A visit to the rapid where she lost a cherished friend unexpectedly reignites Amy-Jane Beer's love of rivers setting her on a journey of natural, cultural and emotional discovery.
On New Year's Day 2012, Amy-Jane Beer's beloved friend Kate set out with a group of others to kayak the River Rawthey in Cumbria. Kate never came home, and her death left her devoted family and friends bereft and unmoored.
Returning to visit the Rawthey years later, Amy realises how much she misses the connection to the natural world she always felt when on or close to rivers, and so begins a new phase of exploration.
The Flow is a book about water, and, like water, it meanders, cascades and percolates through many lives, landscapes and stories. From West Country torrents to Levels and Fens, rocky Welsh canyons, the salmon highways of Scotland and the chalk rivers of the Yorkshire Wolds, Amy-Jane follows springs, streams and rivers to explore tributary themes of wildness and wonder, loss and healing, mythology and history, cyclicity and transformation.
Threading together places and voices from across Britain, The Flow is a profound, immersive exploration of our personal and ecological place in nature.
Amy-Jane Beer is a biologist turned naturalist and writer. She has worked for more than 20 years as a science writer and editor, contributing to more than 40 books on natural history. She is currently a Country Diarist for The Guardian, a columnist for British Wildlife and a feature writer for BBC Wildlife magazine, among others. She campaigns for the equality of access to nature and collaboration between the farming and conservation sectors. She is a member of the steering group of the environmental arts charity New Networks for Nature and the land rights campaign RightToRoam.org.uk, and honorary President of the national park society Friends of the Dales.
"The perfect commingling of deep research with sparkling observation and quiet eddies of feeling, helmed by a lifelong kayaker, biologist and all-round adventurous soul [...] small wonder The Flow is such a knockout. I loved it."
– Melissa Harrison, author of All Among the Barley
"A quietly courageous, open-hearted exploration of Britain's becks, bourns and streams."
– Patrick Barkham, author of The Butterfly Isles
"Lyrical, wholehearted and wise, The Flow is a hymn for the rivers of Britain."
– Lee Schofield, author of Wild Fell
"Honest, raw and moving, Amy's prose is as captivating as the rivers she describes. I thought I knew what rivers were, but this stunning book is a powerful reminder of their infinity, their mystery, and their bewildering complexity."
– Sophie Pavelle, author of Forget Me Not
"The Flow moves deftly between deeply touching personal experience and carefully-researched erudition. It is a book of wit, of wonder and of wisdom."
– Nick Acheson, naturalist and conservationist
"The Flow is an extraordinary book by an extraordinary author."

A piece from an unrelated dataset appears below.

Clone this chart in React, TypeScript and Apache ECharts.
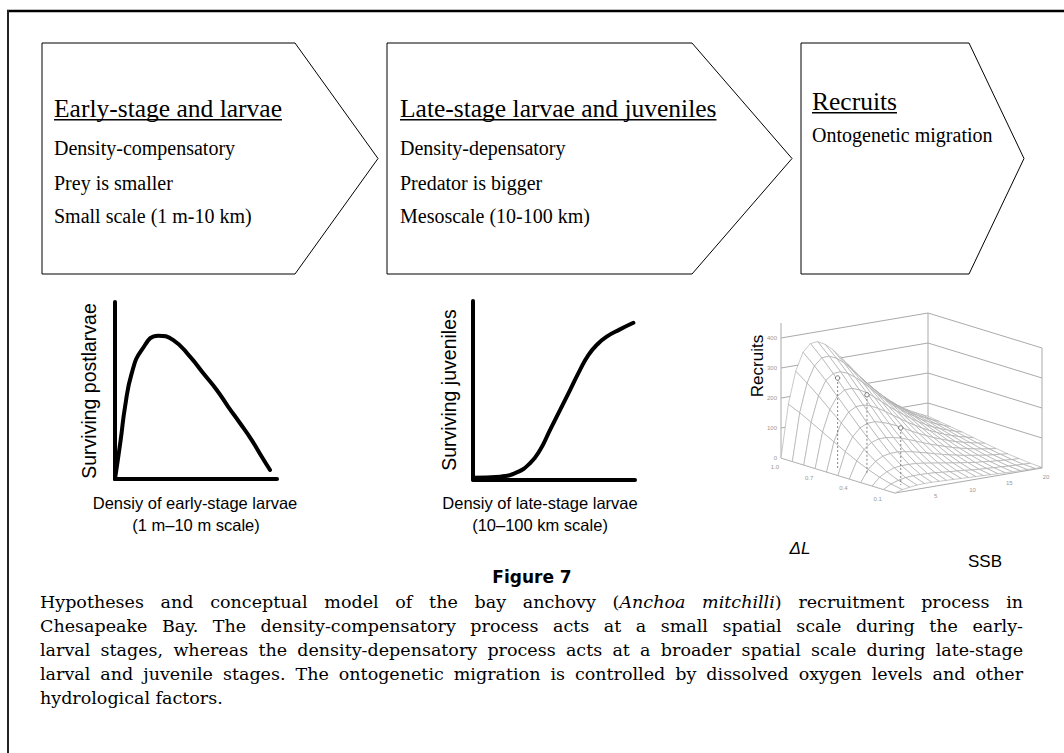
import React, { useEffect, useRef } from "react";
import * as echarts from "echarts";

// ---------- Panel 1: early-stage larvae (density-compensatory) ----------
const earlyStageDensity = [0, 0.35, 0.62, 1.03, 1.65, 2.67, 3.6, 4.63, 5.45, 6.28, 6.99, 7.72, 8.44, 9.06, 9.57];
const survivingPostlarvae = [0, 2.2, 4.08, 5.97, 7.29, 8.1, 7.85, 6.91, 5.97, 5.03, 4.08, 3.15, 2.2, 1.26, 0.51];

// ---------- Panel 2: late-stage larvae (density-depensatory) ----------
const lateStageDensity = [0, 1.67, 2.7, 3.52, 4.14, 4.75, 5.37, 5.99, 6.6, 7.12, 7.64, 8.25, 9.07, 9.9];
const survivingJuveniles = [0.1, 0.16, 0.4, 0.91, 1.65, 2.77, 3.89, 5.01, 6.13, 6.97, 7.54, 8.0, 8.41, 8.78];

// ---------- Panel 3: recruitment surface ----------
const ssbValues = [0, 1, 2, 3, 4, 5, 6, 7, 8, 9, 10, 11, 12, 13, 14, 15, 16, 17, 18, 19, 20];
const deltaLValues = [0, 0.1, 0.2, 0.3, 0.4, 0.5, 0.6, 0.7, 0.8, 0.9, 1.0];
const recruitsAtDL00 = [0, 7, 11, 14, 15, 15, 14, 13, 12, 11, 10, 9, 8, 7, 6, 5, 4, 4, 3, 3, 2];
const recruitsAtDL01 = [0, 14, 22, 27, 29, 29, 28, 27, 24, 22, 20, 18, 15, 13, 12, 10, 9, 7, 6, 5, 4];
const recruitsAtDL02 = [0, 25, 39, 48, 51, 51, 50, 47, 43, 39, 35, 31, 27, 24, 20, 18, 15, 13, 11, 9, 8];
const recruitsAtDL03 = [0, 39, 62, 75, 80, 81, 78, 73, 67, 61, 54, 48, 42, 37, 32, 28, 24, 20, 17, 15, 12];
const recruitsAtDL04 = [0, 56, 90, 109, 117, 117, 113, 107, 98, 89, 79, 70, 62, 54, 47, 40, 35, 29, 25, 21, 18];
const recruitsAtDL05 = [0, 75, 121, 146, 157, 158, 152, 143, 132, 119, 106, 94, 83, 72, 63, 54, 46, 40, 34, 29, 24];
const recruitsAtDL06 = [0, 96, 155, 187, 201, 202, 195, 183, 168, 152, 136, 120, 106, 92, 80, 69, 59, 51, 43, 37, 31];
const recruitsAtDL07 = [0, 117, 188, 228, 245, 246, 237, 223, 205, 186, 165, 147, 129, 113, 98, 84, 72, 62, 53, 45, 38];
const recruitsAtDL08 = [0, 138, 222, 269, 288, 290, 280, 263, 242, 219, 195, 173, 152, 133, 115, 100, 85, 73, 62, 53, 44];
const recruitsAtDL09 = [0, 158, 253, 306, 329, 330, 319, 300, 275, 249, 222, 197, 174, 151, 131, 113, 97, 83, 71, 60, 50];
const recruitsAtDL10 = [0, 175, 281, 340, 365, 367, 354, 333, 306, 277, 247, 219, 193, 168, 146, 126, 108, 92, 79, 67, 56];
const recruitsSurface = [
  recruitsAtDL00, recruitsAtDL01, recruitsAtDL02, recruitsAtDL03, recruitsAtDL04, recruitsAtDL05,
  recruitsAtDL06, recruitsAtDL07, recruitsAtDL08, recruitsAtDL09, recruitsAtDL10,
];
const recruitTicks = [0, 100, 200, 300, 400];
const recruitAxisTop = 450;
const ssbTicks = [5, 10, 15, 20];
const deltaLTicks = [0.1, 0.4, 0.7, 1.0];
const obsSSB = [1.5, 2.7, 2.8];
const obsDeltaL = [0.6, 0.42, 0.13];
const obsRecruits = [307, 267, 190];

// ---------- Texts ----------
const stageTitles = ["Early-stage and larvae", "Late-stage larvae and juveniles", "Recruits"];
const stageNotes = [
  ["Density-compensatory", "Prey is smaller", "Small scale (1 m-10 km)"],
  ["Density-depensatory", "Predator is bigger", "Mesoscale (10-100 km)"],
  ["Ontogenetic migration"],
];
const captionLines = [
  "Hypotheses and conceptual model of the bay anchovy (*Anchoa* *mitchilli*) recruitment process in",
  "Chesapeake Bay. The density-compensatory process acts at a small spatial scale during the early-",
  "larval stages, whereas the density-depensatory process acts at a broader spatial scale during late-stage",
  "larval and juvenile stages. The ontogenetic migration is controlled by dissolved oxygen levels and other",
  "hydrological factors.",
];

// oblique projection of (SSB, ΔL, Recruits) onto the 3-D panel's flat axes
const SSB_MAX = 20;
const DL_MAX = 1;
const project = (s: number, dl: number, r: number): number[] => [
  (147 * s) / SSB_MAX - (114 * dl) / DL_MAX,
  (25 * s) / SSB_MAX + (35 * dl) / DL_MAX + 0.3 * r,
];

const SERIF = "Liberation Serif";
const CAP_FONT = "DejaVu Serif";
const SANS = "Liberation Sans";

let ctx: CanvasRenderingContext2D | null = null;
function measure(text: string, font: string): number {
  if (!ctx) ctx = document.createElement("canvas").getContext("2d");
  ctx!.font = font;
  return ctx!.measureText(text).width;
}

function buildCaption(x0: number, x1: number, y0: number, dy: number, size: number) {
  const els: any[] = [];
  const font = (it: boolean) => `${it ? "italic " : ""}${size}px "${CAP_FONT}"`;
  captionLines.forEach((line, li) => {
    const words = line.split(" ").map((w) =>
      w
        .split("*")
        .map((t, k) => ({ t, it: k % 2 === 1 }))
        .filter((s) => s.t.length > 0)
    );
    const widths = words.map((segs) => segs.reduce((a, s) => a + measure(s.t, font(s.it)), 0));
    const total = widths.reduce((a, b) => a + b, 0);
    const last = li === captionLines.length - 1;
    const gap = last ? measure(" ", font(false)) : (x1 - x0 - total) / (words.length - 1);
    let x = x0;
    const y = y0 + li * dy;
    words.forEach((segs, wi) => {
      let sx = x;
      segs.forEach((s) => {
        els.push({
          type: "text",
          x: sx,
          y,
          style: {
            text: s.t,
            fontFamily: CAP_FONT,
            fontSize: size,
            fontStyle: s.it ? "italic" : "normal",
            fill: "#000",
            align: "left",
            verticalAlign: "middle",
          },
        });
        sx += measure(s.t, font(s.it));
      });
      x += widths[wi] + gap;
    });
  });
  return els;
}

function txt(x: number, y: number, text: string, o: any = {}) {
  return {
    type: "text",
    x,
    y,
    rotation: o.rotation || 0,
    style: {
      text,
      fontFamily: o.family || SANS,
      fontSize: o.size || 16,
      fontStyle: o.italic ? "italic" : "normal",
      fontWeight: o.bold ? "bold" : "normal",
      fill: o.fill || "#000",
      align: o.align || "center",
      verticalAlign: "middle",
    },
  };
}

function buildGraphic() {
  const els: any[] = [];
  // frame
  els.push({ type: "line", shape: { x1: 7, y1: 11, x2: 1064, y2: 11 }, style: { stroke: "#000", lineWidth: 2.4 } });
  els.push({ type: "line", shape: { x1: 8, y1: 10, x2: 8, y2: 753 }, style: { stroke: "#222", lineWidth: 2 } });

  // stage arrows
  const boxes = [
    [42, 295, 378],
    [387, 692, 792],
    [801, 969, 1024],
  ];
  const top = 43,
    bottom = 274,
    mid = 158.5;
  boxes.forEach(([l, r, tip]) => {
    els.push({
      type: "polygon",
      shape: { points: [[l, top], [r, top], [tip, mid], [r, bottom], [l, bottom]] },
      style: { fill: "none", stroke: "#000", lineWidth: 1 },
    });
  });
  const textX = [54, 400, 812];
  const titleBase = [117.5, 117.5, 110.5];
  const noteBase = [
    [155, 189.5, 223.2],
    [155, 189.5, 223.2],
    [141.5],
  ];
  const TS = 25.5;
  const NS = 20;
  stageTitles.forEach((t, i) => {
    els.push(txt(textX[i], titleBase[i] - 0.3375 * TS, t, { family: SERIF, size: TS, align: "left" }));
    const w = measure(t, `${TS}px "${SERIF}"`);
    els.push({
      type: "line",
      shape: { x1: textX[i], y1: titleBase[i] + 2.3, x2: textX[i] + w, y2: titleBase[i] + 2.3 },
      style: { stroke: "#000", lineWidth: 1.6 },
    });
    stageNotes[i].forEach((n, k) => {
      els.push(txt(textX[i], noteBase[i][k] - 0.3375 * NS, n, { family: SERIF, size: NS, align: "left" }));
    });
  });

  // panel labels
  els.push(txt(89, 391, "Surviving postlarvae", { size: 19.5, rotation: Math.PI / 2 }));
  els.push(txt(448.5, 390, "Surviving juveniles", { size: 19.5, rotation: Math.PI / 2 }));
  els.push(txt(195, 503, "Densiy of early-stage larvae", { size: 16.5 }));
  els.push(txt(196, 525, "(1 m\u201310 m scale)", { size: 16.5 }));
  els.push(txt(540, 503, "Densiy of late-stage larvae", { size: 16.5 }));
  els.push(txt(540, 525, "(10\u2013100 km scale)", { size: 16.5 }));
  els.push(txt(757, 366, "Recruits", { size: 17, rotation: Math.PI / 2 }));
  els.push(txt(800, 548, "\u0394L", { size: 17, italic: true }));
  els.push(txt(985, 561, "SSB", { size: 17 }));

  // caption
  els.push(txt(532, 577, "Figure 7", { family: "DejaVu Sans", size: 17, bold: true }));
  buildCaption(40, 1023, 602, 24, 17.5).forEach((e) => els.push(e));
  return els;
}

export default function App() {
  const ref = useRef<HTMLDivElement>(null);
  useEffect(() => {
    document.body.style.margin = "0";
    const chart = echarts.init(ref.current!, null, { renderer: "svg" });

    const cells: number[][] = [];
    for (let j = 0; j < deltaLValues.length - 1; j++) {
      for (let i = 0; i < ssbValues.length - 1; i++) cells.push([i, j]);
    }
    const depth = (c: number[]) =>
      project((ssbValues[c[0]] + ssbValues[c[0] + 1]) / 2, (deltaLValues[c[1]] + deltaLValues[c[1] + 1]) / 2, 0)[1];
    cells.sort((a, b) => depth(b) - depth(a));

    const obs = obsSSB.map((s, k) => [s, obsDeltaL[k], obsRecruits[k]]);

    const axisStyle = {
      type: "value" as const,
      min: 0,
      max: 10,
      axisLine: { show: true, onZero: false, lineStyle: { color: "#000", width: 4 } },
      axisTick: { show: false },
      axisLabel: { show: false },
      splitLine: { show: false },
    };

    chart.setOption({
      animation: false,
      backgroundColor: "#fff",
      grid: [
        { left: 115, top: 302, width: 162, height: 177 },
        { left: 473, top: 301, width: 162, height: 178.5 },
        { left: 781, top: 313, width: 261, height: 180 },
      ],
      xAxis: [
        { ...axisStyle, gridIndex: 0 },
        { ...axisStyle, gridIndex: 1 },
        { type: "value", gridIndex: 2, min: -114, max: 147, show: false },
      ],
      yAxis: [
        { ...axisStyle, gridIndex: 0 },
        { ...axisStyle, gridIndex: 1 },
        { type: "value", gridIndex: 2, min: 0, max: 180, show: false },
      ],
      series: [
        {
          type: "line",
          xAxisIndex: 0,
          yAxisIndex: 0,
          data: earlyStageDensity.map((x, i) => [x, survivingPostlarvae[i]]),
          smooth: 0.5,
          showSymbol: false,
          lineStyle: { color: "#000", width: 4, cap: "round", join: "round" },
          silent: true,
        },
        {
          type: "line",
          xAxisIndex: 1,
          yAxisIndex: 1,
          data: lateStageDensity.map((x, i) => [x, survivingJuveniles[i]]),
          smooth: 0.5,
          showSymbol: false,
          lineStyle: { color: "#000", width: 4, cap: "round", join: "round" },
          silent: true,
        },
        {
          type: "custom",
          xAxisIndex: 2,
          yAxisIndex: 2,
          z: 1,
          silent: true,
          data: [[0, 0]],
          renderItem: (_p: any, api: any) => {
            const P = (s: number, dl: number, r: number) => api.coord(project(s, dl, r));
            const ch: any[] = [];
            const ln = (a: number[], b: number[], stroke = "#aaa", w = 1) =>
              ch.push({ type: "line", shape: { x1: a[0], y1: a[1], x2: b[0], y2: b[1] }, style: { stroke, lineWidth: w } });
            recruitTicks.forEach((r) => {
              ln(P(0, DL_MAX, r), P(SSB_MAX, DL_MAX, r));
              ln(P(SSB_MAX, DL_MAX, r), P(SSB_MAX, 0, r));
              const q = P(0, DL_MAX, r);
              ch.push({ type: "text", x: q[0] - 4, y: q[1], style: { text: String(r), fontSize: 6, fill: "#999", align: "right", verticalAlign: "middle", fontFamily: SANS } });
            });
            ln(P(0, DL_MAX, 0), P(0, DL_MAX, recruitAxisTop));
            ln(P(SSB_MAX, DL_MAX, 0), P(SSB_MAX, DL_MAX, recruitTicks[recruitTicks.length - 1]));
            ln(P(SSB_MAX, 0, 0), P(SSB_MAX, 0, recruitTicks[recruitTicks.length - 1]));
            ln(P(0, 0, 0), P(0, DL_MAX, 0));
            ln(P(0, 0, 0), P(SSB_MAX, 0, 0));
            ssbTicks.forEach((s) => {
              const q = P(s, 0, 0);
              ch.push({ type: "text", x: q[0] + 4, y: q[1] + 9, style: { text: String(s), fontSize: 6, fill: "#999", align: "center", verticalAlign: "middle", fontFamily: SANS } });
            });
            deltaLTicks.forEach((d) => {
              const q = P(0, d, 0);
              ch.push({ type: "text", x: q[0] - 6, y: q[1] + 9, style: { text: d.toFixed(1), fontSize: 6, fill: "#999", align: "center", verticalAlign: "middle", fontFamily: SANS } });
            });
            return { type: "group", children: ch };
          },
        },
        {
          type: "custom",
          xAxisIndex: 2,
          yAxisIndex: 2,
          z: 2,
          silent: true,
          data: cells,
          renderItem: (_p: any, api: any) => {
            const i = api.value(0);
            const j = api.value(1);
            const pts = [
              [i, j],
              [i + 1, j],
              [i + 1, j + 1],
              [i, j + 1],
            ].map(([a, b]) => api.coord(project(ssbValues[a], deltaLValues[b], recruitsSurface[b][a])));
            return {
              type: "polygon",
              shape: { points: pts },
              style: { fill: "#fff", stroke: "#a4a4a4", lineWidth: 0.6 },
            };
          },
        },
        {
          type: "custom",
          xAxisIndex: 2,
          yAxisIndex: 2,
          z: 3,
          silent: true,
          data: obs,
          renderItem: (_p: any, api: any) => {
            const s = api.value(0);
            const d = api.value(1);
            const r = api.value(2);
            const a = api.coord(project(s, d, r));
            const b = api.coord(project(s, d, 0));
            return {
              type: "group",
              children: [
                { type: "line", shape: { x1: a[0], y1: a[1], x2: b[0], y2: b[1] }, style: { stroke: "#666", lineWidth: 0.8, lineDash: [2, 2] } },
                { type: "circle", shape: { cx: a[0], cy: a[1], r: 2.2 }, style: { fill: "#fff", stroke: "#555", lineWidth: 0.8 } },
              ],
            };
          },
        },
      ],
      graphic: { elements: buildGraphic() },
    });
    return () => chart.dispose();
  }, []);
  return (
    <div
      ref={ref}
      style={{ position: "fixed", left: 0, top: 0, width: 1064, height: 753, background: "#fff" }}
    />
  );
}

– Chris Jones, conservationist and farmer
"A gutsy biologist with webbed feet, Amy-Jane Beer plunges the reader into rivers the length and breadth of Britain. We emerge bathed in wonder and full of fresh understanding."
– Derek Niemann, author of Birds in a Cage
"Part memoir, part celebration of the many rivers and waters of Britain, The Flow is passionately alive – a work of tremendous range and scope by one of our finest writers about the living world."

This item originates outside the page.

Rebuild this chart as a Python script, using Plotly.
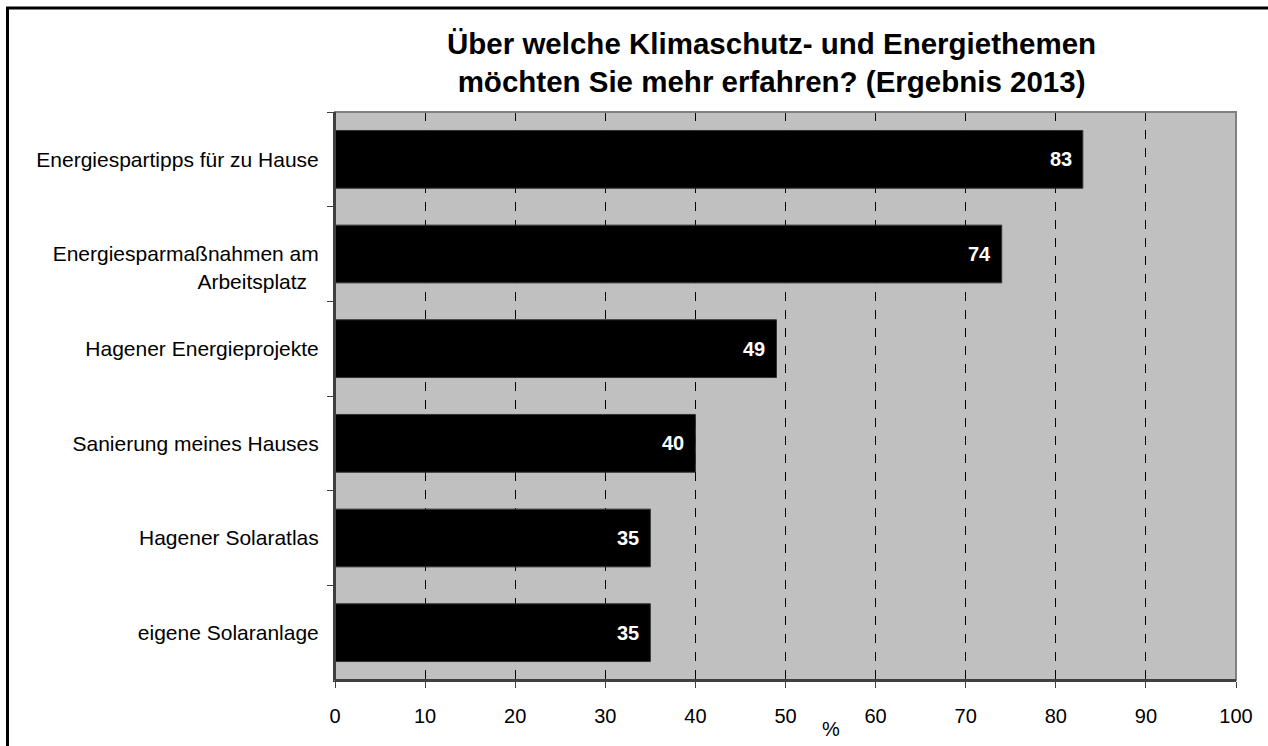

– Caspar Henderson, author of The Book of Barely Imagined Beings
"The Flow is a tour de force: blending crystal-clear prose with mythic poetry and a cascade of lucid facts, washed down with uplifting insights into life, death and the water that sustains us."

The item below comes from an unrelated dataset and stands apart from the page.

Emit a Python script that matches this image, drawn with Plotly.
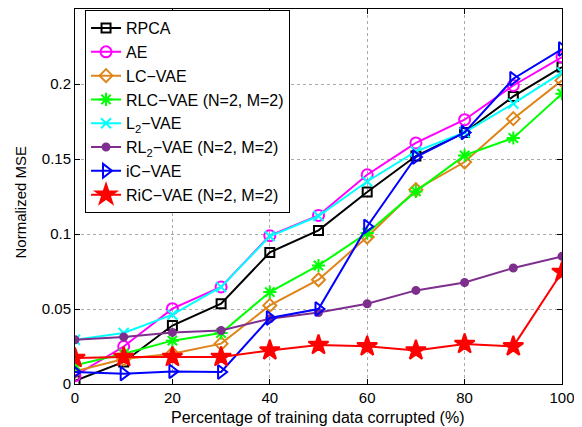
import plotly.graph_objects as go

x = [0, 10, 20, 30, 40, 50, 60, 70, 80, 90, 100]
rpca = [0.0022, 0.0147, 0.039, 0.0535, 0.0877, 0.1024, 0.128, 0.152, 0.1677, 0.1917, 0.2113]
ae = [0.0055, 0.025, 0.0502, 0.0647, 0.0989, 0.1124, 0.1395, 0.1607, 0.1762, 0.199, 0.218]
lc_vae = [0.0084, 0.0167, 0.0202, 0.0269, 0.0524, 0.0695, 0.098, 0.1295, 0.148, 0.1769, 0.2024]
rlc_vae = [0.0124, 0.0202, 0.0289, 0.034, 0.0613, 0.079, 0.1007, 0.1284, 0.1524, 0.164, 0.1935]
l2_vae = [0.0295, 0.034, 0.0462, 0.0647, 0.0985, 0.112, 0.135, 0.155, 0.1677, 0.1869, 0.2077]
rl2_vae = [0.0295, 0.0313, 0.0344, 0.0357, 0.0435, 0.0477, 0.0535, 0.0624, 0.0677, 0.0773, 0.0851]
ic_vae = [0.008, 0.0069, 0.0084, 0.008, 0.044, 0.05, 0.105, 0.1513, 0.1677, 0.2035, 0.2233]
ric_vae = [0.0173, 0.018, 0.018, 0.018, 0.0224, 0.026, 0.0251, 0.0224, 0.0267, 0.0251, 0.0747]

x_ticks = [0, 20, 40, 60, 80, 100]
y_ticks = [0, 0.05, 0.1, 0.15, 0.2, 0.25]
y_ticklabels = ["0", "0.05", "0.1", "0.15", "0.2", "0.25"]

names = ["RPCA", "AE", "LC−VAE", "RLC−VAE (N=2, M=2)", "L<sub>2</sub>−VAE",
         "RL<sub>2</sub>−VAE (N=2, M=2)", "iC−VAE", "RiC−VAE (N=2, M=2)"]
series = [rpca, ae, lc_vae, rlc_vae, l2_vae, rl2_vae, ic_vae, ric_vae]
colors = ["#000000", "#FF00FF", "#DE8519", "#00FF00", "#00FFFF", "#7E2F8E", "#0000FF", "#FF0000"]
symbols = ["square-open", "circle-open", "diamond-open", "asterisk-open", "x-thin-open",
           "circle", "triangle-right-open", "star"]
sizes = [9, 11, 10, 11, 10, 7, 12, 15]

fig = go.Figure()
for n, s, c, sym, sz in zip(names, series, colors, symbols, sizes):
    fig.add_trace(go.Scatter(
        x=x, y=s, name=n, mode="lines+markers",
        line=dict(color=c, width=2),
        marker=dict(symbol=sym, size=sz, color=c, line=dict(color=c, width=2)),
    ))

axis_common = dict(
    showline=True, linecolor="black", linewidth=1, mirror="ticks",
    ticks="inside", ticklen=5, tickcolor="black",
    showgrid=True, gridcolor="#AAAAAA", griddash="dot", gridwidth=1,
    zeroline=False, tickfont=dict(size=15, color="black"), automargin=False,
)

fig.update_xaxes(range=[0, 100], tickvals=x_ticks, **axis_common)
fig.update_yaxes(range=[0, 0.25], tickvals=y_ticks, ticktext=y_ticklabels, **axis_common)

fig.add_annotation(text="Percentage of training data corrupted (%)", xref="paper", yref="paper",
                   x=0.498, y=0, xanchor="center", yanchor="middle", yshift=-33,
                   showarrow=False, font=dict(size=16, color="black"))
fig.add_annotation(text="Normalized MSE", xref="paper", yref="paper", textangle=-90,
                   x=0, y=0.5, xanchor="center", yanchor="middle", xshift=-55, yshift=-6,
                   showarrow=False, font=dict(size=15, color="black"))

# the page body adds an 8px offset, so the figure is sized to fit the remaining window
fig.update_layout(
    width=574, height=419,
    margin=dict(l=67, r=20, t=1, b=43),
    paper_bgcolor="white", plot_bgcolor="white",
    font=dict(family="Liberation Sans, Arial, sans-serif", size=15, color="black"),
    showlegend=True,
    legend=dict(x=0.0206, y=0.997, xanchor="left", yanchor="top",
                bordercolor="black", borderwidth=1, bgcolor="white",
                font=dict(size=16), itemwidth=30),
)

fig.write_html("out.html")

– Guy Shrubsole, author of Who Owns England?
"Haunted by loss, The Flow is about the urgency of a life, land and love."
– Nicola Chester, author of On Gallows Down
"From the incredibly moving opening scene, to a delightful conclusion, Amy-Jane Beer takes us on a journey on, in and through the waterways of Britain, in sparkling prose. A worthy successor to Roger Deakin's Waterlog."